Feel free to use the Apps Script below if you are hitting a similar wall!
/**
* Fetches and parses an HTML table from a URL, mimicking the IMPORTHTML function.
* This version uses UrlFetchApp to include a User-Agent header, which helps
* bypass restrictions on standard Google Sheets imports.
*
* @param {string} url The URL of the page to fetch.
* @param {string} query The type of element to look for. Currently, only "table" is supported.
* @param {number} index The 1-based index of the table to retrieve from the page.
* @return {Array<Array<string>>} A 2D array of the table data.
* @customfunction
*/
function IMPORTHTML_WITH_USER_AGENT(url, query, index) {
// Check if the required arguments are provided.
if (!url || !query || !index) {
return "Error: Missing required arguments. Usage: IMPORTHTML_WITH_USER_AGENT(url, query, index)";
}
// This script currently only supports fetching tables.
if (query.toLowerCase() !== "table") {
return `Error: Query type "${query}" is not supported. Only "table" is available.`;
}
// Adjust index to be zero-based for array access.
const tableIndex = index - 1;
if (tableIndex < 0) {
return "Error: Index must be greater than 0.";
}
try {
// Set options for the fetch request, including a standard browser User-Agent.
const options = {
'method': 'get',
'headers': {
'User-Agent': 'Mozilla/5.0 (Windows NT 10.0; Win64; x64) AppleWebKit/537.36 (KHTML, like Gecko) Chrome/146.0.4472.124 Safari/537.36'
},
'muteHttpExceptions': true // Prevent script from stopping on HTTP errors (e.g., 404, 503).
};
// Fetch the content of the URL.
const response = UrlFetchApp.fetch(url, options);
const responseCode = response.getResponseCode();
const content = response.getContentText();
// Handle non-successful HTTP responses.
if (responseCode !== 200) {
return `Error: Request failed. URL returned status code ${responseCode}.`;
}
// Use regular expressions to find all tables in the HTML content.

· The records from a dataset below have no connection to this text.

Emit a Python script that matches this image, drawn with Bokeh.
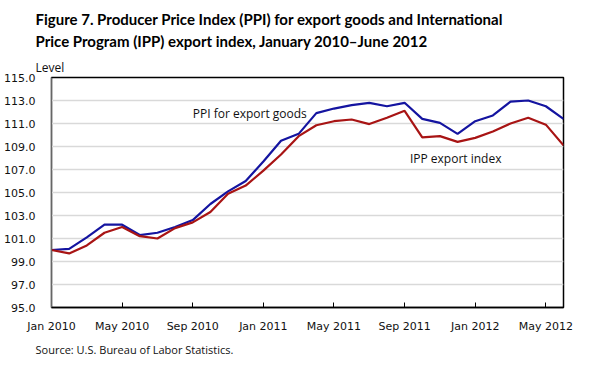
from bokeh.plotting import figure
from bokeh.models import FixedTicker, Label, NumeralTickFormatter, Title
from bokeh.embed import file_html
from bokeh.resources import INLINE

months = ["Jan 2010", "Feb 2010", "Mar 2010", "Apr 2010", "May 2010", "Jun 2010",
          "Jul 2010", "Aug 2010", "Sep 2010", "Oct 2010", "Nov 2010", "Dec 2010",
          "Jan 2011", "Feb 2011", "Mar 2011", "Apr 2011", "May 2011", "Jun 2011",
          "Jul 2011", "Aug 2011", "Sep 2011", "Oct 2011", "Nov 2011", "Dec 2011",
          "Jan 2012", "Feb 2012", "Mar 2012", "Apr 2012", "May 2012", "Jun 2012"]

ppi_export = [100.0, 100.1, 101.1, 102.2, 102.2, 101.3, 101.5, 102.0, 102.6, 104.0, 105.1, 106.0,
              107.7, 109.5, 110.1, 111.9, 112.3, 112.6, 112.8, 112.5, 112.8, 111.4, 111.05, 110.1,
              111.2, 111.7, 112.9, 113.0, 112.5, 111.4]

ipp_export = [100.0, 99.7, 100.4, 101.5, 102.0, 101.2, 101.0, 101.9, 102.4, 103.3, 104.9, 105.6,
              106.9, 108.3, 109.9, 110.85, 111.2, 111.35, 110.95, 111.5, 112.1, 109.8, 109.9, 109.4,
              109.75, 110.3, 111.0, 111.5, 110.9, 109.1]

x_tick_labels = ["Jan 2010", "May 2010", "Sep 2010", "Jan 2011", "May 2011", "Sep 2011",
                 "Jan 2012", "May 2012"]
y_ticks = [95, 97, 99, 101, 103, 105, 107, 109, 111, 113, 115]

title_line1 = "Figure 7. Producer Price Index (PPI) for export goods and International"
title_line2 = "Price Program (IPP) export index, January 2010\u2013June 2012"
unit_label = "Level"
source_text = "Source:  U.S. Bureau  of Labor Statistics."

x = list(range(len(months)))
tick_pos = [months.index(m) for m in x_tick_labels]

W, H = 605, 365
p = figure(width=W, height=H, output_backend="svg", toolbar_location=None,
           x_range=(0, len(months) - 1), y_range=(95, 115),
           min_border_left=51, min_border_right=42, min_border_top=77, min_border_bottom=58)
p.background_fill_color = "white"
p.border_fill_color = "white"
p.outline_line_color = "black"
p.outline_line_width = 1.5

p.xgrid.grid_line_color = None
p.ygrid.grid_line_color = "#d9d9d9"
p.ygrid.grid_line_width = 1.5

p.yaxis.ticker = FixedTicker(ticks=y_ticks)
p.yaxis.formatter = NumeralTickFormatter(format="0.0")
p.yaxis.major_tick_line_color = None
p.yaxis.minor_tick_line_color = None
p.yaxis.axis_line_color = "#666666"
p.yaxis.major_label_text_font = "DejaVu Sans"
p.yaxis.major_label_text_font_size = "11px"
p.yaxis.major_label_text_color = "#111111"
p.yaxis.major_label_standoff = 10

p.xaxis.ticker = FixedTicker(ticks=tick_pos)
p.xaxis.major_label_overrides = {pos: lab for pos, lab in zip(tick_pos, x_tick_labels)}
p.xaxis.major_tick_in = 5
p.xaxis.major_tick_out = 0
p.xaxis.minor_tick_line_color = None
p.xaxis.axis_line_color = "black"
p.xaxis.axis_line_width = 1.5
p.xaxis.major_label_text_font = "DejaVu Sans"
p.xaxis.major_label_text_font_size = "11px"
p.xaxis.major_label_text_color = "#111111"
p.xaxis.major_label_standoff = 12

p.line(x, ppi_export, line_color="#1414A0", line_width=2.2)
p.line(x, ipp_export, line_color="#A81414", line_width=2.2)

p.add_layout(Label(x=8.0, y=111.9, text="PPI for export goods", text_font="Open Sans",
                   text_font_size="12px", text_color="#111111", text_baseline="middle"))
p.add_layout(Label(x=20.3, y=108.0, text="IPP export index", text_font="Open Sans",
                   text_font_size="12px", text_color="#111111", text_baseline="middle"))

# Panels above the frame (first added is nearest the frame)
lvl = Title(text=unit_label, align="left", offset=-16, standoff=4, text_font="Open Sans",
            text_font_style="normal", text_font_size="12px", text_color="#111111")
t2 = Title(text=title_line2, align="left", offset=-16, standoff=9, text_font="Lato",
           text_font_style="bold", text_font_size="15px", text_color="black")
t1 = Title(text=title_line1, align="left", offset=-16, standoff=-4, text_font="Lato",
           text_font_style="bold", text_font_size="15px", text_color="black")
p.add_layout(lvl, "above")
p.add_layout(t2, "above")
p.add_layout(t1, "above")

src = Title(text=source_text, align="left", offset=-16, standoff=8, text_font="Open Sans",
            text_font_size="11px", text_font_style="normal", text_color="#111111")
p.add_layout(src, "below")

open("out.html", "w").write(file_html(p, INLINE))
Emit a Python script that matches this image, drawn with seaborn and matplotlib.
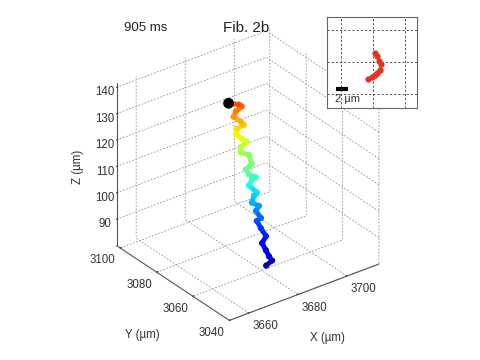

const tableRegex = /<table[\s\S]*?<\/table>/is;
const tables = content.match(new RegExp(tableRegex.source, 'gis'));
if (!tables || tables.length === 0) {
return "Error: No tables found on the page.";
}
if (tableIndex >= tables.length) {
return `Error: Table with index ${index} not found. Only ${tables.length} tables were found.`;
}
const targetTableHtml = tables[tableIndex];
const result = [];
// Find all table rows (<tr>) within the selected table.
const rowRegex = /<tr[\s\S]*?<\/tr>/is;
const rows = targetTableHtml.match(new RegExp(rowRegex.source, 'gis'));
if (rows) {
rows.forEach(rowHtml => {
const rowData = [];
// Find all table cells (<th> for headers, <td> for data) within each row.

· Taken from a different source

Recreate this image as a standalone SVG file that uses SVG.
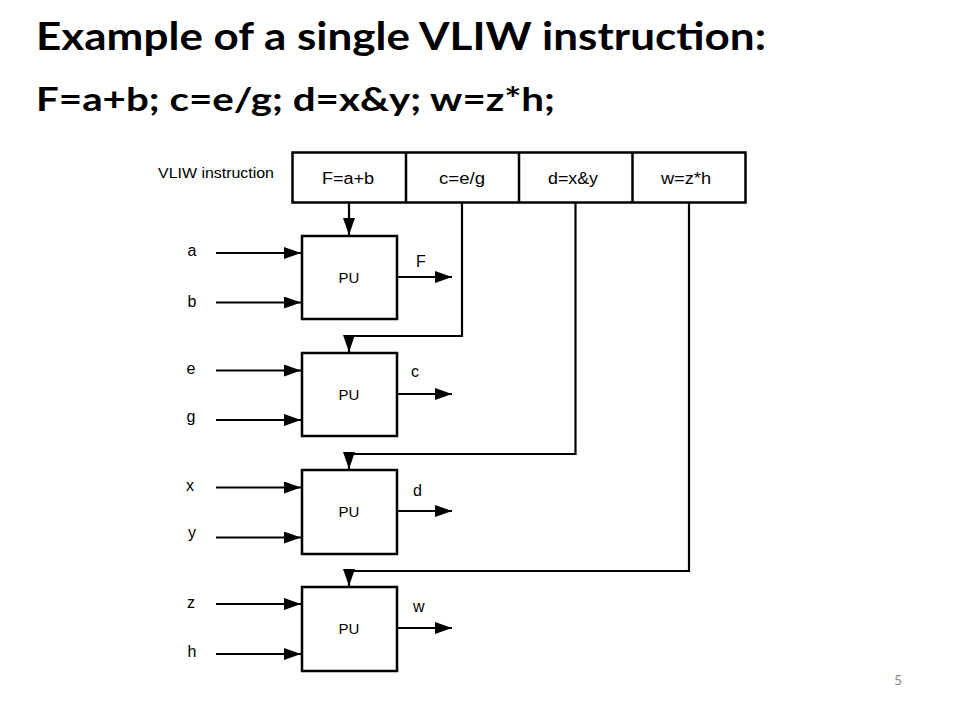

const cellRegex = /<(t[dh])[\s\S]*?>([\s\S]*?)<\/\1>/is;
const cells = rowHtml.match(new RegExp(cellRegex.source, 'gis'));
if (cells) {
cells.forEach(cellHtml => {
// Extract the inner content of the cell.
const cellMatch = cellHtml.match(cellRegex);
let cellContent = cellMatch ? cellMatch[2] : '';
// Clean the content by removing any remaining HTML tags and trimming whitespace.
cellContent = cellContent.replace(/<[^>]*>/g, '').trim();
rowData.push(cellContent);
});
}
result.push(rowData);
});
}
// Return the 2D array, which will populate the cells in the spreadsheet.
return result;
} catch (e) {
// Return a descriptive error message if the script fails.
return `Error: An unexpected error occurred. ${e.toString()}`;
}
}
How to Set It Up in Google Sheets
Deploying custom scripts in Google Sheets is straightforward. Follow these steps to get started:
- Open your target spreadsheet in Google Sheets.
- In the top menu, navigate to Extensions > Apps Script.
- Clear out any default boilerplate code inside the editor block.
- Copy the complete script provided above and paste it into the editor.
- Click the Save project icon (the floppy disk symbol) at the top or press
Ctrl + S(Cmd + Son Mac). - Return to your spreadsheet. You can now use the new custom function just like the native alternative:
Excel
=IMPORTHTML_WITH_USER_AGENT("https://example.com/data-page", "table", 1)
Technical Disclaimer: This script utilizes Regular Expressions (RegEx) to process and extract the DOM layout. While this lightweight approach works flawlessly for traditional data tables, heavily structured sites using deeply nested modern tables or dynamic client-side rendering may require more granular adjustments.